Críticas ao existencialismo
Apesar de sua relevância, o existencialismo também foi alvo de críticas. Alguns o acusaram de ser uma filosofia pessimista, centrada demais na angústia e no absurdo. Outros apontaram que, ao enfatizar a liberdade individual, ele poderia negligenciar as dimensões coletivas e estruturais da sociedade.
A tradição marxista, por exemplo, acusava o existencialismo de subjetivismo, enquanto correntes religiosas criticavam sua rejeição às verdades transcendentais. Ainda assim, essas críticas também contribuíram para enriquecer o debate, levando pensadores existencialistas a responder e aprofundar seus argumentos.
O existencialismo hoje
O existencialismo continua a ser uma referência fundamental para quem busca compreender a condição humana. Em um mundo cada vez mais marcado pela ansiedade, pela falta de certezas e pelas crises globais, a filosofia existencialista oferece ferramentas para lidar com questões sobre liberdade, autenticidade e sentido da vida.

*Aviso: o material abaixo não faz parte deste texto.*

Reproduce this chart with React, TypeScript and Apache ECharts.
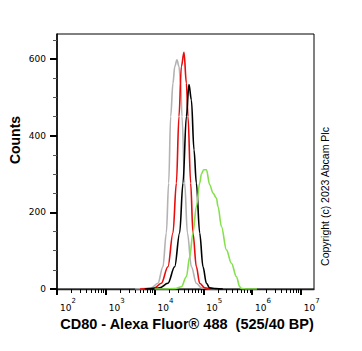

Ao mesmo tempo, o existencialismo ressoa fortemente na literatura, na psicologia, na educação e até na cultura popular. Sua ênfase na escolha individual e na responsabilidade ecoa em debates contemporâneos sobre identidade, ética e política.
Conclusão
O existencialismo é mais do que uma corrente filosófica: é um convite a refletir sobre a própria existência, a liberdade e a responsabilidade de criar sentido em um mundo sem garantias. De Kierkegaard a Sartre, de Nietzsche a Camus e Beauvoir, o existencialismo se apresenta como uma resposta profunda e provocativa às grandes questões humanas.
Ao olhar para a angústia, o absurdo e a liberdade, o existencialismo não busca oferecer respostas definitivas, mas sim abrir espaço para que cada indivíduo construa sua própria trajetória. Em um tempo de incertezas, sua mensagem continua viva: somos livres, e dessa liberdade nasce tanto a angústia quanto a possibilidade de viver de maneira autêntica.